Climate factors probably govern broad-scale patterns in macrophyte species distributions. At a local scale, distribution and biomass of macrophytes tends to be highly spatially and temporally variable. Variability is due to things such as environmental variability, recovery time from disturbance, and the likelihood that plant propagules can successfully establish. Environmental factors include flow (particularly extreme events), water velocity, water depth (and therefore flow alteration/extraction), substrate composition, substrate nutrient concentrations, water quality, riparian shading, competition and herbivory (Mackay. and James 2016). As you point out, the processes dictating plant composition and abundance are complex. Biggs (1996) states that light, nutrients and temperature predominantly govern the processes of plant biomass gain and hydraulic factors (incorporating separate temporal and spatial scales) predominantly govern the processes of biomass loss. Quinn et al. 2009, in relation to integrated catchment management at Whatawhata, postulated that increase in NOX was driven in part by reduced instream uptake of N due to increased shading that reduced stream temperatures and instream plants biomass (i.e., that plant growth was higher before restoration but decreased due to shade, not nutrients (NOx became higher). In contrast, O’Brien et al. (2014) found that for 3 lowland enriched streams, macrophytes drive ecosystem metabolism but had limited influence on water column nutrient concentrations because macrophyte demand was much lower than the supply available from the water column. Champion and Tanner (2000) show how macrophyte abundance varies with season.

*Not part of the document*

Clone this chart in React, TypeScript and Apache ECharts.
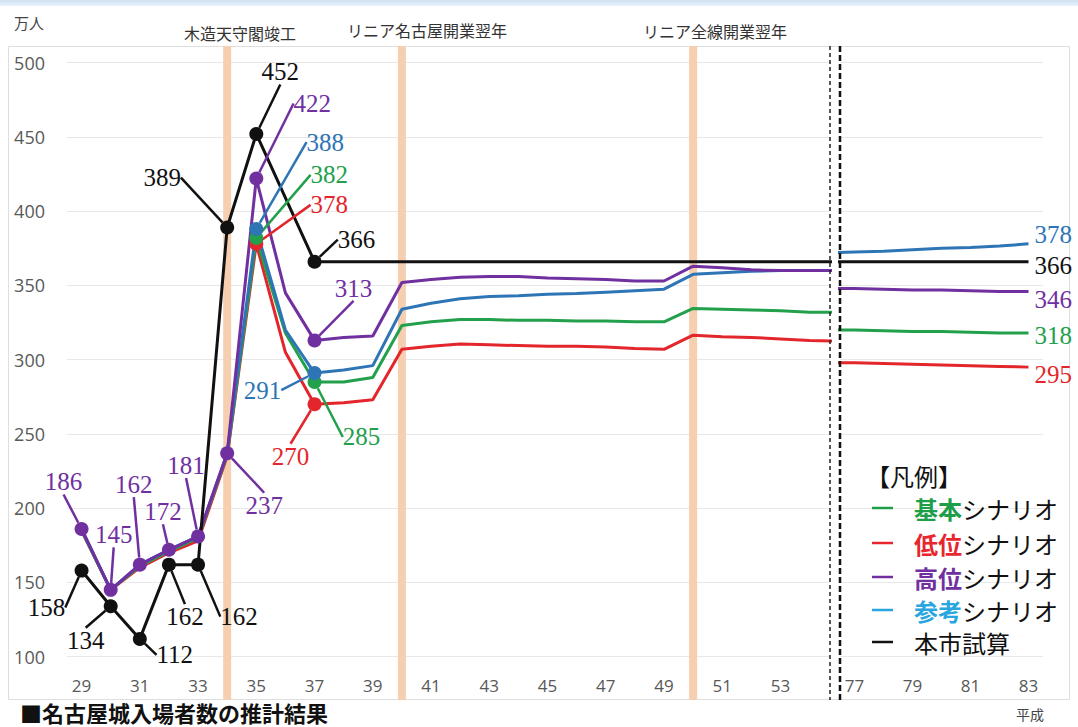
import React, { useEffect, useRef } from "react";
import * as echarts from "echarts";

// ---- data ----
const yearsLeft = [29, 30, 31, 32, 33, 34, 35, 36, 37, 38, 39, 40, 41, 42, 43, 44, 45, 46, 47, 48, 49, 50, 51, 52, 53, 54, 55];
const yearsRight = [76, 77, 78, 79, 80, 81, 82, 83];

const basicLeft = [185, 145, 161, 171, 180, 236, 382, 318, 285, 285, 288, 323, 325.5, 327, 327, 326.5, 326.5, 326, 326, 325.5, 325.5, 334.5, 334, 333.5, 333, 332, 332];
const lowLeft = [185, 145, 160, 170, 178, 235, 378, 305, 270, 271, 273, 307, 309, 310.5, 310, 309.5, 309, 309, 308.5, 307.5, 307, 316.5, 315.5, 315, 314, 313, 312.5];
const highLeft = [186, 145, 162, 172, 181, 237, 422, 345, 313, 315, 316, 352, 354, 355.5, 356, 356, 355, 354.5, 354, 353, 353, 363, 362, 360.5, 360, 360, 360];
const refLeft = [186, 145, 162, 172, 181, 237, 388, 320, 291, 293, 296, 334, 338, 341, 342.5, 343, 344, 344.5, 345.5, 346.5, 347.5, 357.5, 358.5, 359.5, 360, 360, 360];
const cityLeft = [158, 134, 112, 162, 162, 389, 452, null, 366, 366, 366, 366, 366, 366, 366, 366, 366, 366, 366, 366, 366, 366, 366, 366, 366, 366, 366];

const basicRight = [320, 320, 319.5, 319, 319, 318.5, 318, 318];
const lowRight = [298, 298, 297.5, 297, 296.5, 296, 295.5, 295];
const highRight = [348, 348, 347.5, 347, 347, 346.5, 346, 346];
const refRight = [372, 372.5, 373, 374, 375, 375.5, 376.5, 378];
const cityRight = [366, 366, 366, 366, 366, 366, 366, 366];

const markedYearsAll = [29, 30, 31, 32, 33, 34, 35, 37];
const markedYearsPeak = [35, 37];
const bandYears = [34, 40, 50];

const xTickLabels = [29, 31, 33, 35, 37, 39, 41, 43, 45, 47, 49, 51, 53, 77, 79, 81, 83];

const legendItems = [
  { key: "基本", rest: "シナリオ", color: "#1e9e48", line: "#1e9e48" },
  { key: "低位", rest: "シナリオ", color: "#e8262d", line: "#e8262d" },
  { key: "高位", rest: "シナリオ", color: "#7030a0", line: "#7030a0" },
  { key: "参考", rest: "シナリオ", color: "#29a6e0", line: "#29a6e0" },
  { key: "", rest: "本市試算", color: "#111111", line: "#111111" },
];

// ---- styles ----
const C = {
  basic: "#22a04b",
  low: "#e3262c",
  high: "#7030a0",
  ref: "#2e75b6",
  city: "#111111",
};

const SERIF = "'Liberation Serif', 'DejaVu Serif', serif";
const SANS = "'Open Sans', 'Noto Sans', sans-serif";
const CJK = "'Noto Sans CJK JP', 'Noto Sans', sans-serif";

// label offsets (dx, dy) relative to the point, per marked point
const offsCity = [[-35, 37], [-25, 34], [35, 16], [16, 52], [41, 52], [-65, -50], [24, -62], [42, -22]];
const offsHigh = [[-18, -47], [3, -55], [-6, -80], [-6, -38], [-12, -71], [37, 52], [56, -75], [39, -52]];
const offsRef = [[69, -87], [-52, 17]];
const offsBasic = [[73, -63], [47, 55]];
const offsLow = [[73, -39], [-24, 52]];

const endOffsets: Record<string, number[]> = {
  ref: [0, -9],
  city: [0, 4],
  high: [0, 8],
  basic: [0, 3],
  low: [0, 7],
};

function pairs(xs: number[], ys: (number | null)[]) {
  return xs.map((x, i) => [x, ys[i]]);
}

function marks(years: number[], vals: (number | null)[]) {
  return years.map((y) => [y, vals[yearsLeft.indexOf(y)]]);
}

function lineSeries(name: string, color: string, left: (number | null)[], right: number[], key: string, z: number) {
  return [
    {
      type: "line",
      name,
      xAxisIndex: 0,
      yAxisIndex: 0,
      data: pairs(yearsLeft, left),
      symbol: "none",
      connectNulls: true,
      clip: true,
      lineStyle: { color, width: 3 },
      itemStyle: { color },
      z,
    },
    {
      type: "line",
      name,
      xAxisIndex: 1,
      yAxisIndex: 1,
      data: pairs(yearsRight, right),
      symbol: "none",
      clip: true,
      lineStyle: { color, width: 3 },
      itemStyle: { color },
      z,
      endLabel: {
        show: true,
        formatter: (p: any) => String(p.value[1]),
        color,
        fontFamily: SERIF,
        fontSize: 25,
        distance: 6,
        offset: endOffsets[key],
      },
    },
  ];
}

function markSeries(name: string, color: string, data: any[], offs: number[][], z: number) {
  return {
    type: "scatter",
    name,
    xAxisIndex: 0,
    yAxisIndex: 0,
    data,
    symbol: "circle",
    symbolSize: 14,
    itemStyle: { color, opacity: 1 },
    z,
    label: {
      show: true,
      position: "inside",
      formatter: (p: any) => String(p.value[1]),
      color,
      fontFamily: SERIF,
      fontSize: 25,
    },
    labelLine: { show: true, lineStyle: { color, width: 2.5 } },
    labelLayout: (p: any) => ({ dx: offs[p.dataIndex][0], dy: offs[p.dataIndex][1] }),
  };
}

const xLabelFormatter = (v: number) => (xTickLabels.indexOf(v) >= 0 ? String(v) : "");

const xAxisCommon = {
  type: "value",
  interval: 0.5,
  axisLine: { show: false },
  axisTick: { show: false },
  splitLine: { show: false },
  axisLabel: {
    formatter: xLabelFormatter,
    color: "#595959",
    fontFamily: SANS,
    fontSize: 17,
    margin: 20,
    showMinLabel: true,
    showMaxLabel: true,
  },
};

const yAxisCommon = {
  type: "value",
  min: 100,
  max: 500,
  interval: 50,
  axisLine: { show: false },
  axisTick: { show: false },
  splitLine: { show: true, lineStyle: { color: "#e8e8e8", width: 1 } },
};

const option: any = {
  animation: false,
  backgroundColor: "#ffffff",
  grid: [
    { left: 67, right: 248, top: 62.7, bottom: 70.3, containLabel: false },
    { left: 840, right: 35, top: 62.7, bottom: 70.3, containLabel: false },
  ],
  xAxis: [
    { ...xAxisCommon, gridIndex: 0, min: 28.5, max: 54.7 },
    { ...xAxisCommon, gridIndex: 1, min: 76.5, max: 83.5 },
  ],
  yAxis: [
    {
      ...yAxisCommon,
      gridIndex: 0,
      axisLabel: { color: "#595959", fontFamily: SANS, fontSize: 18, margin: 22 },
    },
    { ...yAxisCommon, gridIndex: 1, axisLabel: { show: false } },
  ],
  series: [
    ...lineSeries("低位シナリオ", C.low, lowLeft, lowRight, "low", 2),
    ...lineSeries("基本シナリオ", C.basic, basicLeft, basicRight, "basic", 3),
    ...lineSeries("参考シナリオ", C.ref, refLeft, refRight, "ref", 4),
    ...lineSeries("高位シナリオ", C.high, highLeft, highRight, "high", 5),
    ...lineSeries("本市試算", C.city, cityLeft, cityRight, "city", 6),
    markSeries("低位シナリオ", C.low, marks(markedYearsPeak, lowLeft), offsLow, 7),
    markSeries("基本シナリオ", C.basic, marks(markedYearsPeak, basicLeft), offsBasic, 7),
    markSeries("参考シナリオ", C.ref, marks(markedYearsPeak, refLeft), offsRef, 7),
    markSeries("高位シナリオ", C.high, marks(markedYearsAll, highLeft), offsHigh, 8),
    markSeries("本市試算", C.city, marks(markedYearsAll, cityLeft), offsCity, 9),
  ],
};

function staticGraphics() {
  const g: any[] = [];
  g.push({
    type: "rect",
    shape: { x: 0, y: 0, width: 1078, height: 6 },
    style: {
      fill: new echarts.graphic.LinearGradient(0, 0, 0, 1, [
        { offset: 0, color: "#cfe0f1" },
        { offset: 1, color: "#eaf2fa" },
      ]),
    },
    z: 0,
    silent: true,
  });
  g.push({
    type: "rect",
    shape: { x: 8.5, y: 46.5, width: 1061, height: 653 },
    style: { fill: "none", stroke: "#dedede", lineWidth: 1 },
    z: 0,
    silent: true,
  });
  g.push({
    type: "text",
    x: 14,
    y: 22,
    style: { text: "万人", fontSize: 15, fontFamily: CJK, fill: "#444", verticalAlign: "middle" },
    z: 20,
  });
  const tops = [
    { t: "木造天守閣竣工", x: 240, y: 33 },
    { t: "リニア名古屋開業翌年", x: 427, y: 30 },
    { t: "リニア全線開業翌年", x: 715, y: 31 },
  ];
  tops.forEach((o) =>
    g.push({
      type: "text",
      x: o.x,
      y: o.y,
      style: { text: o.t, fontSize: 16, fontFamily: CJK, fill: "#333", align: "center", verticalAlign: "middle" },
      z: 20,
    })
  );
  // dashed separators
  g.push({
    type: "line",
    shape: { x1: 830, y1: 46, x2: 830, y2: 700 },
    style: { stroke: "#222", lineWidth: 1.5, lineDash: [4, 3] },
    z: 20,
    silent: true,
  });
  g.push({
    type: "line",
    shape: { x1: 840, y1: 46, x2: 840, y2: 700 },
    style: { stroke: "#111", lineWidth: 2.5, lineDash: [6, 3] },
    z: 20,
    silent: true,
  });
  // legend
  g.push({
    type: "text",
    x: 866,
    y: 475,
    style: { text: "【凡例】", fontSize: 24, fontFamily: CJK, fill: "#111", verticalAlign: "middle", lineHeight: 28 },
    z: 20,
  });
  const rowY = [508, 543, 577, 610, 642];
  legendItems.forEach((it, i) => {
    g.push({
      type: "line",
      shape: { x1: 872, y1: rowY[i], x2: 893, y2: rowY[i] },
      style: { stroke: it.line, lineWidth: 2.5 },
      z: 20,
      silent: true,
    });
    const text = it.key ? `{k|${it.key}}{r|${it.rest}}` : `{r|${it.rest}}`;
    g.push({
      type: "text",
      x: 914,
      y: rowY[i],
      style: {
        text,
        fontSize: 24,
        fontFamily: CJK,
        verticalAlign: "middle",
        lineHeight: 28,
        rich: {
          k: { fill: it.color, color: it.color, fontWeight: "bold", fontSize: 24, fontFamily: CJK, lineHeight: 28 },
          r: { fill: "#111", color: "#111", fontSize: 24, fontFamily: CJK, lineHeight: 28 },
        },
      },
      z: 20,
    });
  });
  g.push({
    type: "text",
    x: 1030,
    y: 714,
    style: { text: "平成", fontSize: 14, fontFamily: CJK, fill: "#444", align: "center", verticalAlign: "middle" },
    z: 20,
  });
  g.push({
    type: "text",
    x: 20,
    y: 712,
    style: {
      text: "■名古屋城入場者数の推計結果",
      fontSize: 22,
      lineHeight: 22,
      fontWeight: "bold",
      fontFamily: CJK,
      fill: "#111",
      verticalAlign: "middle",
    },
    z: 20,
  });
  return g;
}

export default function App() {
  const ref = useRef<HTMLDivElement>(null);
  useEffect(() => {
    if (!ref.current) return;
    const chart = echarts.init(ref.current, null, { renderer: "svg" });
    chart.setOption(option);
    const bands = bandYears.map((yr) => {
      const x = chart.convertToPixel({ xAxisIndex: 0 }, yr) as number;
      return {
        type: "rect",
        shape: { x: x - 4, y: 46, width: 8, height: 654 },
        style: { fill: "#f6cfb0" },
        z: 1,
        silent: true,
      };
    });
    chart.setOption({ graphic: [...staticGraphics(), ...bands] });
    return () => chart.dispose();
  }, []);
  return (
    <div
      ref={ref}
      style={{ position: "fixed", left: 0, top: 0, width: 1078, height: 727, background: "#fff" }}
    />
  );
}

Internationally, Dodds and Welch (2000) state: “Criteria for setting nutrient levels in lotic ecosystems are relevant to US states and other countries in the process of setting water-quality regulations. There are few articles in the peer-reviewed literature on this topic, and policy makers have had little information from which to base their decisions for streams”. Camargo and Alonso (2006) show that increased N can increase primary producer growth, biomass, proliferation, production (phytoplankton, periphyton, macrophytes) and in particular, elevated concentrations of DRP and dissolved inorganic nitrogen (NO3-N and NH4-N) may induce
excessive growths of macrophytes that retard water flows. Like Biggs (1996), others internationally have found that water velocity and temperature are key factors driving macrophyte assemblages (Manolaki and Papastergiadou (2013).